Decommissioning guarantees could be holding back billions of pounds of North Sea investment, an oil and gas industry economist said yesterday.
Mike Tholen, economics director for Oil and Gas UK (OGUK), said solving a wrangle over the costs involved in dismantling infrastructure could unlock a large amount of cash for investment that was currently set aside in the form of guarantees.
Freeing up the money could potentially provide tens of billions of pounds for developing existing assets and new fields in the UK continental shelf (UKCS) over the next few decades, Mr Tholen added.
The industry is currently eligible for substantial tax relief – as much as 75% – on the decommissioning costs.
But there is no certainty that future UK governments will meet that commitment, which means the industry must provide security for decommissioning at the full rate as if there was no tax relief available.
For large firms, it is often just a “paper” pledge covering decommissioning obligations – like an IOU. According to Mr Tholen, smaller North Sea players are having to take cash out of their businesses now to cover costs that will arise in the future.

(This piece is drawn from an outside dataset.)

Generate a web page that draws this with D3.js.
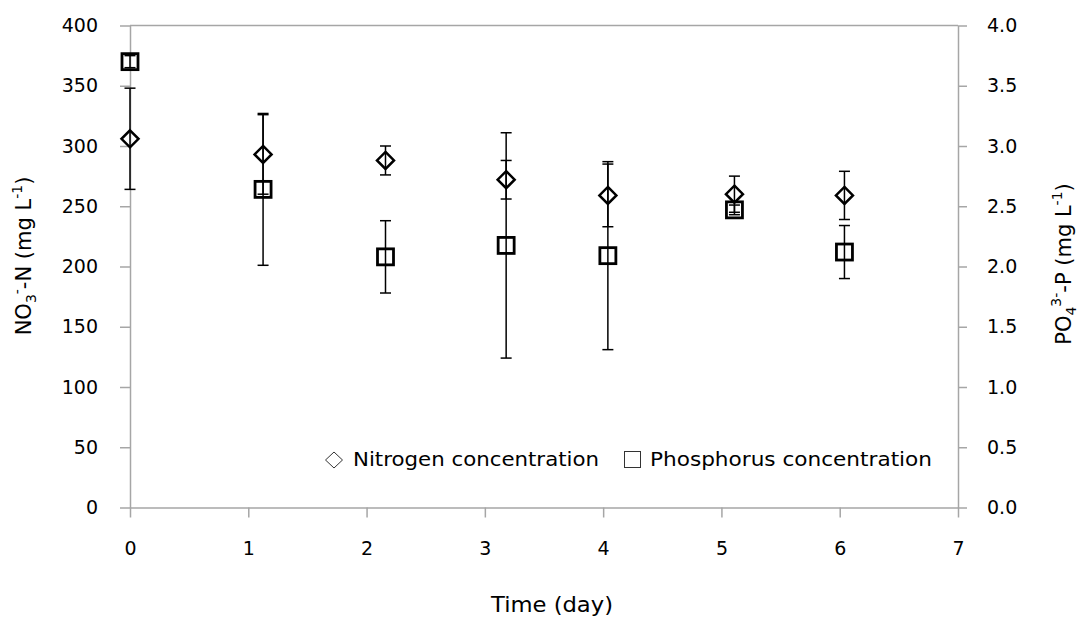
<!DOCTYPE html>
<html>
<head>
<meta charset="utf-8">
<script src="https://cdn.jsdelivr.net/npm/d3@7"></script>
<style>
  body { margin: 0; background: #fff; }
  svg text { font-family: "DejaVu Sans", Verdana, sans-serif; fill: #000; }
</style>
</head>
<body>
<svg id="canvas" width="1080" height="619"></svg>
<script>
// data
var days = [0, 1.125, 2.16, 3.18, 4.04, 5.11, 6.04];
var nitrogen = [306, 293, 288, 272, 259, 260, 259];
var nitrogenErr = [42, 33, 12, 16, 26, 15, 20];
var phosphorus = [3.70, 2.64, 2.08, 2.175, 2.09, 2.47, 2.12];
var phosphorusErr = [0.05, 0.63, 0.30, 0.935, 0.78, 0.04, 0.22];
var xTicks = [0, 1, 2, 3, 4, 5, 6, 7];
var leftTicks = [0, 50, 100, 150, 200, 250, 300, 350, 400];
var rightTicks = [0, 0.5, 1, 1.5, 2, 2.5, 3, 3.5, 4];

var plotLeft = 130, plotRight = 958, plotTop = 25.5, plotBottom = 507.5;
var axisColor = "#a6a6a6";

var svg = d3.select("#canvas");

var xScale = d3.scaleLinear().domain([0, 7]).range([plotLeft, plotRight]);
var yLeft = d3.scaleLinear().domain([0, 400]).range([plotBottom, plotTop]);
var yRight = d3.scaleLinear().domain([0, 4]).range([plotBottom, plotTop]);

var xAxis = d3.axisBottom(xScale).tickValues(xTicks).tickFormat(d3.format("d"))
	.tickSize(10).tickPadding(24).tickSizeOuter(0);
var leftAxis = d3.axisLeft(yLeft).tickValues(leftTicks).tickFormat(d3.format("d"))
	.tickSize(10).tickPadding(22).tickSizeOuter(0);
var rightAxis = d3.axisRight(yRight).tickValues(rightTicks).tickFormat(d3.format(".1f"))
	.tickSize(9).tickPadding(20).tickSizeOuter(0);

// top border of plot area
svg.append("line")
	.attr("x1", plotLeft).attr("x2", plotRight)
	.attr("y1", plotTop).attr("y2", plotTop)
	.attr("stroke", axisColor).attr("stroke-width", 1.5);

svg.append("g").attr("class", "x axis")
	.attr("transform", "translate(0," + plotBottom + ")")
	.call(xAxis);
svg.append("g").attr("class", "y axis")
	.attr("transform", "translate(" + plotLeft + ",0)")
	.call(leftAxis);
svg.append("g").attr("class", "y2 axis")
	.attr("transform", "translate(" + plotRight + ",0)")
	.call(rightAxis);

svg.selectAll(".axis path, .axis line").attr("stroke", axisColor).attr("stroke-width", 1.5);
svg.selectAll(".axis text").attr("font-size", 19).attr("fill", "#000")
	.style("font-family", "'DejaVu Sans', Verdana, sans-serif");

// axis titles
svg.append("text")
	.attr("x", 552).attr("y", 612)
	.attr("text-anchor", "middle").attr("font-size", 21)
	.attr("textLength", 122).attr("lengthAdjust", "spacingAndGlyphs")
	.text("Time (day)");

var lt = svg.append("text")
	.attr("transform", "translate(31,256) rotate(-90)")
	.attr("text-anchor", "middle").attr("font-size", 21);
lt.append("tspan").text("NO");
lt.append("tspan").attr("font-size", 14).attr("dy", 5).text("3");
lt.append("tspan").attr("font-size", 14).attr("dy", -14).text("-");
lt.append("tspan").attr("dy", 9).text("-N (mg L");
lt.append("tspan").attr("font-size", 14).attr("dy", -9).text("-1");
lt.append("tspan").attr("dy", 9).text(")");

var rt = svg.append("text")
	.attr("transform", "translate(1071,264) rotate(-90)")
	.attr("text-anchor", "middle").attr("font-size", 21);
rt.append("tspan").text("PO");
rt.append("tspan").attr("font-size", 14).attr("dy", 5).text("4");
rt.append("tspan").attr("font-size", 14).attr("dy", -15).text("3-");
rt.append("tspan").attr("dy", 10).text("-P (mg L");
rt.append("tspan").attr("font-size", 14).attr("dy", -9).text("-1");
rt.append("tspan").attr("dy", 9).text(")");

// error bars
function errorBars(cls, vals, errs, yScale) {
	var g = svg.append("g").attr("class", cls);
	var d = days.map(function (x, i) { return {x: x, v: vals[i], e: errs[i]}; });
	g.selectAll("line.v").data(d).enter().append("line")
		.attr("x1", function (d) { return xScale(d.x); })
		.attr("x2", function (d) { return xScale(d.x); })
		.attr("y1", function (d) { return yScale(d.v + d.e); })
		.attr("y2", function (d) { return yScale(d.v - d.e); })
		.attr("stroke", "#000").attr("stroke-width", 1.5);
	[1, -1].forEach(function (s) {
		g.selectAll("line.c" + s).data(d).enter().append("line")
			.attr("x1", function (d) { return xScale(d.x) - 5.5; })
			.attr("x2", function (d) { return xScale(d.x) + 5.5; })
			.attr("y1", function (d) { return yScale(d.v + s * d.e); })
			.attr("y2", function (d) { return yScale(d.v + s * d.e); })
			.attr("stroke", "#000").attr("stroke-width", 1.5);
	});
}
errorBars("nerr", nitrogen, nitrogenErr, yLeft);
errorBars("perr", phosphorus, phosphorusErr, yRight);

// markers
var diamond = "M0,-8.5L8.5,0L0,8.5L-8.5,0Z";
svg.append("g").selectAll("path").data(days).enter().append("path")
	.attr("d", diamond)
	.attr("transform", function (d, i) { return "translate(" + xScale(d) + "," + yLeft(nitrogen[i]) + ")"; })
	.attr("fill", "none").attr("stroke", "#000").attr("stroke-width", 2.5);

svg.append("g").selectAll("rect").data(days).enter().append("rect")
	.attr("x", function (d) { return xScale(d) - 8; })
	.attr("y", function (d, i) { return yRight(phosphorus[i]) - 8; })
	.attr("width", 16).attr("height", 16)
	.attr("fill", "none").attr("stroke", "#000").attr("stroke-width", 2.8);

// legend
var legend = svg.append("g").attr("class", "legend");
legend.append("path")
	.attr("d", "M0,-8L8.5,0L0,8L-8.5,0Z")
	.attr("transform", "translate(334,460)")
	.attr("fill", "none").attr("stroke", "#333").attr("stroke-width", 1);
legend.append("text").attr("x", 353).attr("y", 466).attr("font-size", 20)
	.attr("textLength", 246).attr("lengthAdjust", "spacingAndGlyphs")
	.text("Nitrogen concentration");
legend.append("rect")
	.attr("x", 624.5).attr("y", 451.5).attr("width", 16).attr("height", 16)
	.attr("fill", "none").attr("stroke", "#333").attr("stroke-width", 1);
legend.append("text").attr("x", 650).attr("y", 466).attr("font-size", 20)
	.attr("textLength", 282).attr("lengthAdjust", "spacingAndGlyphs")
	.text("Phosphorus concentration");
</script>
</body>
</html>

Some of that could instead be used for further investments, said Mr Tholen.
He admitted, however, that it was a difficult issue to resolve as governments tended to have a short-term view of what was best for the UK oil and gas industry.
Speaking at the end of an OGUK business breakfast in Aberdeen, Mr Tholen said the answer could be to build in the tax relief whenever operating licences were awarded or by “other contractual means”. Mr Tholen was one of three speakers at yesterday morning’s event at Aberdeen Exhibition and Conference Centre.
Alec Carstairs, senior partner at the Aberdeen office of professional service firm Ernst and Young, warned delegates the North Sea was in a “race for capital” as the larger energy firms mulled over where to invest their money.
Possible regulation in the wake of the Deepwater Horizon rig explosion in the Gulf of Mexico last year and recruitment challenges were other concerns raised at the gathering, which saw Cosalt Offshore chief executive Rod Buchan join the other two men on a panel taking audience questions.
Opening the event, OGUK chief executive Malcolm Webb said the 480-strong turnout showed the confident mood of the industry just now, an optimism backed up by survey findings – reported yesterday – showing investment in UKCS exploration and production was expected to soar to about £8billion this year, compared with less than £5billion during 2009.